▶ MATERIAL PROVIDED:
* * * * * * * * *

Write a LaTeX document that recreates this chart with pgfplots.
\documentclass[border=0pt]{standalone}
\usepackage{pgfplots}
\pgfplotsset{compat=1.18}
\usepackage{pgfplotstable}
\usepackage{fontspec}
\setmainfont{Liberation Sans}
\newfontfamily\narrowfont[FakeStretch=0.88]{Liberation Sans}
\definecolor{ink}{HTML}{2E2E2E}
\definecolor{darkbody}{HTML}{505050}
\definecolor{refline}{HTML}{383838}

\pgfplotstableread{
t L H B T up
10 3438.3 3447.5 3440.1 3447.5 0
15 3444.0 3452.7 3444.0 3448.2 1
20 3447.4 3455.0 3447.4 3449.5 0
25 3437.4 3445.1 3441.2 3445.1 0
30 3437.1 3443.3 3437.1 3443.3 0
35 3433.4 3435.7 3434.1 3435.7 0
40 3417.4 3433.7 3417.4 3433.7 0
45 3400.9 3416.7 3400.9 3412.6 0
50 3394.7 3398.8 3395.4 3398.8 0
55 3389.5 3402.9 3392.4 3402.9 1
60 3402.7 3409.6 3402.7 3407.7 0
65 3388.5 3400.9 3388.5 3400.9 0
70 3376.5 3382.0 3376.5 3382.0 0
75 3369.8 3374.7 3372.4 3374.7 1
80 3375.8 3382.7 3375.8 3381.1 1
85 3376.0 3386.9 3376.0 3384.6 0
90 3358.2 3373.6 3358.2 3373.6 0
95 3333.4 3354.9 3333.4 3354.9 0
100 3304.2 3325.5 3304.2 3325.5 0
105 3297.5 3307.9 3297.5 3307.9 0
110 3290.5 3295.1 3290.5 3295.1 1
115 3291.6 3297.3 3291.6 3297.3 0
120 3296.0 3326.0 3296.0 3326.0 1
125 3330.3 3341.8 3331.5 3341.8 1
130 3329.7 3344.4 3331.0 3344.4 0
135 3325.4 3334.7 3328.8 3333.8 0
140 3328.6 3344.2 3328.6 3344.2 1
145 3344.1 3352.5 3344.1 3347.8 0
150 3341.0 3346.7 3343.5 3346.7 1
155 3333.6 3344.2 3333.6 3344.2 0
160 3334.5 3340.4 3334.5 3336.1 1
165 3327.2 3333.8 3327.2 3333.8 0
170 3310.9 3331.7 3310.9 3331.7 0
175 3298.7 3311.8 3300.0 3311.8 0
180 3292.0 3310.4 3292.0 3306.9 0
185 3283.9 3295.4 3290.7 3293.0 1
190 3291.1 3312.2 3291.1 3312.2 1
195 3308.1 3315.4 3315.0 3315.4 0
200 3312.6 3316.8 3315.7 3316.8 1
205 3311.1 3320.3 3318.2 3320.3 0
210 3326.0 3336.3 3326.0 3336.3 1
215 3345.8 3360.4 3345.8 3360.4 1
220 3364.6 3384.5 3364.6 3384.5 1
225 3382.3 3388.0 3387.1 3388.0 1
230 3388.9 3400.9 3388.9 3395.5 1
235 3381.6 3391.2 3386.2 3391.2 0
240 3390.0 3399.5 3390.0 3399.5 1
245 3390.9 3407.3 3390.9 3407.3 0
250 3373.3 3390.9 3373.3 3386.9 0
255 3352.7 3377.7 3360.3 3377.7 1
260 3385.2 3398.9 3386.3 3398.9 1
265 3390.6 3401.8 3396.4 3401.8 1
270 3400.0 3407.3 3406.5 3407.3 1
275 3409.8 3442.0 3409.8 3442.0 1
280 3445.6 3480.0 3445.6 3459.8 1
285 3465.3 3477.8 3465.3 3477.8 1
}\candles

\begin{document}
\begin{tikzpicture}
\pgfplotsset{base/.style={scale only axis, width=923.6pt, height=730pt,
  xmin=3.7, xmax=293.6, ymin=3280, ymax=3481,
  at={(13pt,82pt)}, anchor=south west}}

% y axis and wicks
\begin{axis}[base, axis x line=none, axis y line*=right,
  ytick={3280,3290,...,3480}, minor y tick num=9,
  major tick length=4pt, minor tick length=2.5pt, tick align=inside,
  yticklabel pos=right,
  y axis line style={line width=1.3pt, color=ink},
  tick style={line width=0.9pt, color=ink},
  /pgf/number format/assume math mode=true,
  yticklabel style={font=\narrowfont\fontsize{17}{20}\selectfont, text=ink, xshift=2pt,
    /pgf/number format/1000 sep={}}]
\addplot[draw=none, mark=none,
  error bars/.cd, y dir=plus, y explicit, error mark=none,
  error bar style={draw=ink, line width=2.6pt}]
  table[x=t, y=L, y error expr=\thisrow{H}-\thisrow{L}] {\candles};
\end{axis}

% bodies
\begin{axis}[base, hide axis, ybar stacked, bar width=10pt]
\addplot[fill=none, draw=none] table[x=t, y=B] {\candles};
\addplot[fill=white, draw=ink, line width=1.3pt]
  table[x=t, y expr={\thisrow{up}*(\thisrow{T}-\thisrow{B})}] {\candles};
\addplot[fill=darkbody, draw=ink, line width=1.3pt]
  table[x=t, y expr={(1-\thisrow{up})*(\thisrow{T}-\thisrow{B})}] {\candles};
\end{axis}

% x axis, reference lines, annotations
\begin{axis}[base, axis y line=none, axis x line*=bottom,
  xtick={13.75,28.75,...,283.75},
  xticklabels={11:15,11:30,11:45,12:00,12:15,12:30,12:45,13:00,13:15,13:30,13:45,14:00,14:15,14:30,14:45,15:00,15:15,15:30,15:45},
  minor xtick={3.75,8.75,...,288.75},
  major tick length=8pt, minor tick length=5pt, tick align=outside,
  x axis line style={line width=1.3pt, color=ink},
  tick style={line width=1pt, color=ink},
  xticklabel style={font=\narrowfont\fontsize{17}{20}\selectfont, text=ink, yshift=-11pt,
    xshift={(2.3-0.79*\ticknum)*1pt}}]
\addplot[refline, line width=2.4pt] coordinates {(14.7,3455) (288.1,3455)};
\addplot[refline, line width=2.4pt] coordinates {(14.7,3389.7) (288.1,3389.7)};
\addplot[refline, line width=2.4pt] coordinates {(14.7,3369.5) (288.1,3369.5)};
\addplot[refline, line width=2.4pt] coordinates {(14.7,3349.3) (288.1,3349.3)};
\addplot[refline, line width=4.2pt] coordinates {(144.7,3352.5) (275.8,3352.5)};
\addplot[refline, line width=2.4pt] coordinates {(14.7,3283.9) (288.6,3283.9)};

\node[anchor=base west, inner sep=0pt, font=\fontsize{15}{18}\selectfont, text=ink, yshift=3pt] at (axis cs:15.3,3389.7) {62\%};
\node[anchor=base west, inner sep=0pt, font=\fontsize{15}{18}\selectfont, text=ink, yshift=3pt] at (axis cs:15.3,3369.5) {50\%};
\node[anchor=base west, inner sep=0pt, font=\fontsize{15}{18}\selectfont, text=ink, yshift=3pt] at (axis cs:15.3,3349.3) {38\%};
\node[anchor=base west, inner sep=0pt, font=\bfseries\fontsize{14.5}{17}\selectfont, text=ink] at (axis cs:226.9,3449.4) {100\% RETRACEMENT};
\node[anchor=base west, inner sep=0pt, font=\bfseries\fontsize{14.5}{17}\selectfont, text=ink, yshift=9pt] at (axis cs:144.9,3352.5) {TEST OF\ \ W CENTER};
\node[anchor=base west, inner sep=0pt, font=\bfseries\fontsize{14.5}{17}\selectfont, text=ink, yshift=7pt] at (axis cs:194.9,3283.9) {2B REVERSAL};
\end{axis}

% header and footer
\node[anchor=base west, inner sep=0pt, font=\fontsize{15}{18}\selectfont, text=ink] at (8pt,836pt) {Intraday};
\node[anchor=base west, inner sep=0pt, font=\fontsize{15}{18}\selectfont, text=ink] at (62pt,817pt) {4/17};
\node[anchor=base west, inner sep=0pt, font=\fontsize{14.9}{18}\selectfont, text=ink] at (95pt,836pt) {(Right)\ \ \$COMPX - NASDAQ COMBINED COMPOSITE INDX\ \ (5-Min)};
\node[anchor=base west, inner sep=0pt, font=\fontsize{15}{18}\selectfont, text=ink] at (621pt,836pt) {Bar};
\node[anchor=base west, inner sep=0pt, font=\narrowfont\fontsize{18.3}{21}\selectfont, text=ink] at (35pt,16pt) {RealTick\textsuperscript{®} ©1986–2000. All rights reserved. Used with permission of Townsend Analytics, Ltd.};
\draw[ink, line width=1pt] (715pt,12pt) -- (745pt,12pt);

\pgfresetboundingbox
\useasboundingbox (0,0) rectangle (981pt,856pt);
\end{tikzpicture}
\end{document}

* * * * * * * * *

▶ PROBLEM DESCRIPTION: Check every line for "with" and show the ones that have it.

▶ TASK SOLUTION:
Write a LaTeX document that recreates this chart with pgfplots.
\node[anchor=base west, inner sep=0pt, font=\narrowfont\fontsize{18.3}{21}\selectfont, text=ink] at (35pt,16pt) {RealTick\textsuperscript{®} ©1986–2000. All rights reserved. Used with permission of Townsend Analytics, Ltd.};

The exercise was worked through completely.